> [WHAT TO DO]: Starting with the first line of the data below, copy each line up to and including the one containing "import * as". Pictures stay out.
◆ ◆ ◆ ◆ ◆
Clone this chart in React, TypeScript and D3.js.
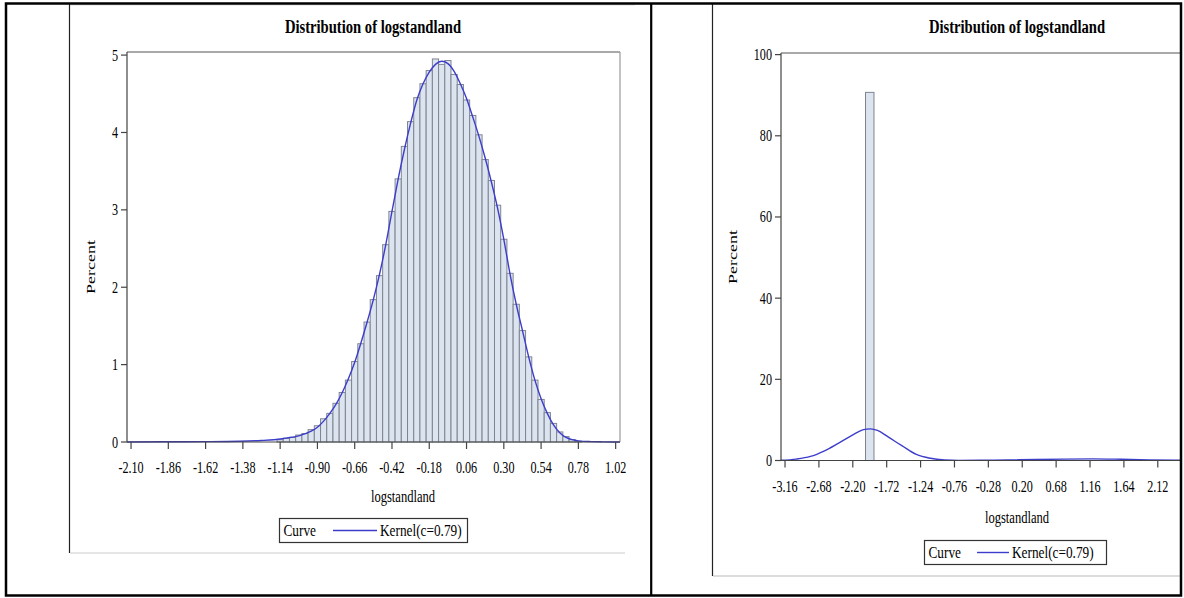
import React from "react";
import * as d3 from "d3";

// ---------- data ----------
const LEFT_BIN_WIDTH = 0.04;
const LEFT_BIN_CENTERS = [
  -1.14, -1.10, -1.06, -1.02, -0.98, -0.94, -0.90, -0.86, -0.82, -0.78, -0.74, -0.70,
  -0.66, -0.62, -0.58, -0.54, -0.50, -0.46, -0.42, -0.38, -0.34, -0.30, -0.26, -0.22,
  -0.18, -0.14, -0.10, -0.06, -0.02, 0.02, 0.06, 0.10, 0.14, 0.18, 0.22, 0.26,
  0.30, 0.34, 0.38, 0.42, 0.46, 0.50, 0.54, 0.58, 0.62, 0.66, 0.70, 0.74, 0.78,
];
const LEFT_BIN_PERCENT = [
  0.03, 0.05, 0.06, 0.09, 0.11, 0.16, 0.21, 0.30, 0.37, 0.50, 0.64, 0.80,
  1.04, 1.27, 1.55, 1.84, 2.15, 2.55, 2.98, 3.40, 3.82, 4.14, 4.45, 4.63,
  4.80, 4.95, 4.88, 4.93, 4.75, 4.62, 4.42, 4.22, 3.97, 3.65, 3.38, 3.06,
  2.62, 2.18, 1.78, 1.44, 1.10, 0.80, 0.55, 0.38, 0.24, 0.13, 0.07, 0.03, 0.01,
];
const LEFT_KERNEL_X = [
  -2.126, -1.9, -1.6, -1.4, -1.26, -1.18, -1.10, -1.02, -0.94, -0.90, -0.86, -0.82,
  -0.78, -0.74, -0.70, -0.66, -0.62, -0.58, -0.54, -0.50, -0.46, -0.42, -0.38, -0.34,
  -0.30, -0.26, -0.22, -0.18, -0.14, -0.10, -0.06, -0.02, 0.02, 0.06, 0.10, 0.14,
  0.18, 0.22, 0.26, 0.30, 0.34, 0.38, 0.42, 0.46, 0.50, 0.54, 0.58, 0.62, 0.66,
  0.70, 0.74, 0.78, 0.86, 0.94, 1.048,
];
const LEFT_KERNEL_Y = [
  0.0, 0.003, 0.005, 0.01, 0.02, 0.03, 0.05, 0.08, 0.14, 0.19, 0.27, 0.37,
  0.49, 0.64, 0.82, 1.03, 1.28, 1.55, 1.84, 2.17, 2.55, 2.98, 3.40, 3.78,
  4.12, 4.42, 4.63, 4.78, 4.88, 4.92, 4.89, 4.79, 4.63, 4.44, 4.20, 3.95,
  3.67, 3.36, 3.02, 2.62, 2.17, 1.78, 1.44, 1.10, 0.80, 0.56, 0.37, 0.22, 0.12,
  0.06, 0.03, 0.015, 0.005, 0.002, 0.0,
];
const LEFT_X_TICKS = [-2.10, -1.86, -1.62, -1.38, -1.14, -0.90, -0.66, -0.42, -0.18, 0.06, 0.30, 0.54, 0.78, 1.02];
const LEFT_Y_TICKS = [0, 1, 2, 3, 4, 5];

const RIGHT_BIN_WIDTH = 0.12;
const RIGHT_BIN_CENTERS = [-1.96];
const RIGHT_BIN_PERCENT = [90.7];
const RIGHT_KERNEL_X = [
  -3.22, -3.0, -2.8, -2.6, -2.4, -2.2, -2.05, -1.95, -1.85, -1.7, -1.5, -1.3, -1.1,
  -0.9, -0.7, -0.4, 0.0, 0.4, 0.8, 1.2, 1.6, 2.0, 2.4, 2.7,
];
const RIGHT_KERNEL_Y = [
  0.05, 0.35, 1.0, 2.4, 4.3, 6.3, 7.6, 7.8, 7.4, 5.8, 3.6, 1.5, 0.55,
  0.15, 0.04, 0.05, 0.12, 0.25, 0.35, 0.4, 0.3, 0.15, 0.06, 0.03,
];
const RIGHT_X_TICKS = [-3.16, -2.68, -2.20, -1.72, -1.24, -0.76, -0.28, 0.20, 0.68, 1.16, 1.64, 2.12];
const RIGHT_Y_TICKS = [0, 20, 40, 60, 80, 100];

const TITLE = "Distribution of logstandland";
const X_LABEL = "logstandland";
const Y_LABEL = "Percent";
const LEGEND_TITLE = "Curve";
const LEGEND_ENTRY = "Kernel(c=0.79)";

// ---------- style ----------
const FONT = "'Liberation Serif','Times New Roman',Times,serif";
const BAR_FILL = "#dbe4ef";
const BAR_STROKE = "#7f8590";
const CURVE = "#3d3dcc";
const AXIS = "#444";

function T({ x, y, size = 16, sx = 0.76, anchor = "middle", weight = "normal", rotate = false, children }: any) {
  return (
    <g transform={`translate(${x},${y}) scale(${sx},1)${rotate ? " rotate(-90)" : ""}`}>
      <text textAnchor={anchor} fontSize={size} fontWeight={weight} fontFamily={FONT} fill="#000">
        {children}
      </text>
    </g>
  );
}

function Panel({ cfg }: any) {
  const x = d3.scaleLinear().domain(cfg.xDomain).range(cfg.xRange);
  const y = d3.scaleLinear().domain(cfg.yDomain).range(cfg.yRange);
  const [x0, x1] = cfg.xRange;
  const [yb, yt] = cfg.yRange;
  const line = d3
    .line<number>()
    .x((_, i) => x(cfg.kx[i]))
    .y((v) => y(v))
    .curve(d3.curveMonotoneX);
  const fmt = (t: number) => t.toFixed(2);
  return (
    <g>
      {cfg.centers.map((c: number, i: number) => (
        <rect
          key={i}
          x={x(c - cfg.bw / 2)}
          y={y(cfg.values[i])}
          width={x(c + cfg.bw / 2) - x(c - cfg.bw / 2)}
          height={y(0) - y(cfg.values[i])}
          fill={BAR_FILL}
          stroke={BAR_STROKE}
          strokeWidth={1}
        />
      ))}
      <path d={line(cfg.ky) || ""} fill="none" stroke={CURVE} strokeWidth={1.4} />
      <line x1={x0} x2={x1} y1={yt} y2={yt} stroke="#555" strokeWidth={1.2} />
      <line x1={x1} x2={x1} y1={yt} y2={yb} stroke="#999" strokeWidth={1.2} />
      <line x1={x0} x2={x0} y1={yt} y2={yb} stroke={AXIS} strokeWidth={1.2} />
      <line x1={x0} x2={x1} y1={yb} y2={yb} stroke={AXIS} strokeWidth={1.2} />
      {cfg.xTicks.map((t: number, i: number) => (
        <g key={"xt" + i}>
          <line x1={x(t)} x2={x(t)} y1={yb} y2={yb + 7} stroke={AXIS} strokeWidth={1.2} />
          <T x={x(t)} y={cfg.xLabelBase}>{fmt(t)}</T>
        </g>
      ))}
      {cfg.yTicks.map((t: number, i: number) => (
        <g key={"yt" + i}>
          <line x1={x0 - 6} x2={x0} y1={y(t)} y2={y(t)} stroke={AXIS} strokeWidth={1.2} />
          <T x={x0 - 9} y={y(t) + 5.5} anchor="end">{String(t)}</T>
        </g>
      ))}
      <T x={cfg.titleX} y={cfg.titleY} size={19} sx={0.77} weight="bold">{TITLE}</T>
      <T x={cfg.xTitleX} y={cfg.xTitleY} size={17} sx={0.74}>{X_LABEL}</T>
      <T x={cfg.yTitleX} y={cfg.yTitleY} size={18} sx={0.75} rotate>{Y_LABEL}</T>
      <rect x={cfg.lg.x} y={cfg.lg.y} width={cfg.lg.w} height={cfg.lg.h} fill="#fff" stroke="#333" strokeWidth={1.2} />
      <T x={cfg.lg.x + 4} y={cfg.lg.y + 17.5} size={17.5} sx={0.76} anchor="start">{LEGEND_TITLE}</T>
      <line x1={cfg.lg.l1} x2={cfg.lg.l2} y1={cfg.lg.y + cfg.lg.h / 2} y2={cfg.lg.y + cfg.lg.h / 2} stroke={CURVE} strokeWidth={1.4} />
      <T x={cfg.lg.l2 + 3} y={cfg.lg.y + 17.5} size={17.5} sx={0.76} anchor="start">{LEGEND_ENTRY}</T>
    </g>
  );
}

export default function App() {
  const left = {
    xDomain: [-2.126, 1.048],
    xRange: [127, 620],
    yDomain: [0, 5.04],
    yRange: [442, 52],
    centers: LEFT_BIN_CENTERS,
    values: LEFT_BIN_PERCENT,
    bw: LEFT_BIN_WIDTH,
    kx: LEFT_KERNEL_X,
    ky: LEFT_KERNEL_Y,
    xTicks: LEFT_X_TICKS,
    yTicks: LEFT_Y_TICKS,
    xLabelBase: 473,
    titleX: 373,
    titleY: 33,
    xTitleX: 403,
    xTitleY: 502,
    yTitleX: 95,
    yTitleY: 267,
    lg: { x: 279.5, y: 518.5, w: 188, h: 24, l1: 333, l2: 377 },
  };
  const right = {
    xDomain: [-3.217, 2.6],
    xRange: [781, 781 + 5.817 * 70.6],
    yDomain: [0, 100.4],
    yRange: [460.5, 53],
    centers: RIGHT_BIN_CENTERS,
    values: RIGHT_BIN_PERCENT,
    bw: RIGHT_BIN_WIDTH,
    kx: RIGHT_KERNEL_X,
    ky: RIGHT_KERNEL_Y,
    xTicks: RIGHT_X_TICKS,
    yTicks: RIGHT_Y_TICKS,
    xLabelBase: 491.5,
    titleX: 1017,
    titleY: 33,
    xTitleX: 1017,
    xTitleY: 523,
    yTitleX: 737,
    yTitleY: 257,
    lg: { x: 924.5, y: 540.5, w: 182, h: 24, l1: 977, l2: 1009 },
  };
  return (
    <svg
      width={1184}
      height={598}
      style={{ position: "absolute", left: 0, top: 0, background: "#fff" }}
    >
      <rect x={0} y={0} width={1184} height={598} fill="#fff" />
      <line x1={69.5} x2={69.5} y1={4} y2={553} stroke="#222" strokeWidth={1.2} />
      <line x1={70} x2={625} y1={553} y2={553} stroke="#ccc" strokeWidth={1} />
      <line x1={70} x2={635} y1={5} y2={5} stroke="#ddd" strokeWidth={1} />
      <line x1={712.5} x2={712.5} y1={4} y2={576} stroke="#222" strokeWidth={1.2} />
      <line x1={713} x2={1181} y1={576} y2={576} stroke="#bbb" strokeWidth={1} />
      <Panel cfg={left} />
      <Panel cfg={right} />
      <rect x={1181.5} y={0} width={3} height={598} fill="#fff" />
      <rect x={6} y={3.5} width={1175} height={592} fill="none" stroke="#000" strokeWidth={2.5} />
      <line x1={651.2} x2={651.2} y1={3} y2={596} stroke="#000" strokeWidth={2.2} />
    </svg>
  );
}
◆ ◆ ◆ ◆ ◆
> [IN RESPONSE]:
Clone this chart in React, TypeScript and D3.js.
import React from "react";
import * as d3 from "d3";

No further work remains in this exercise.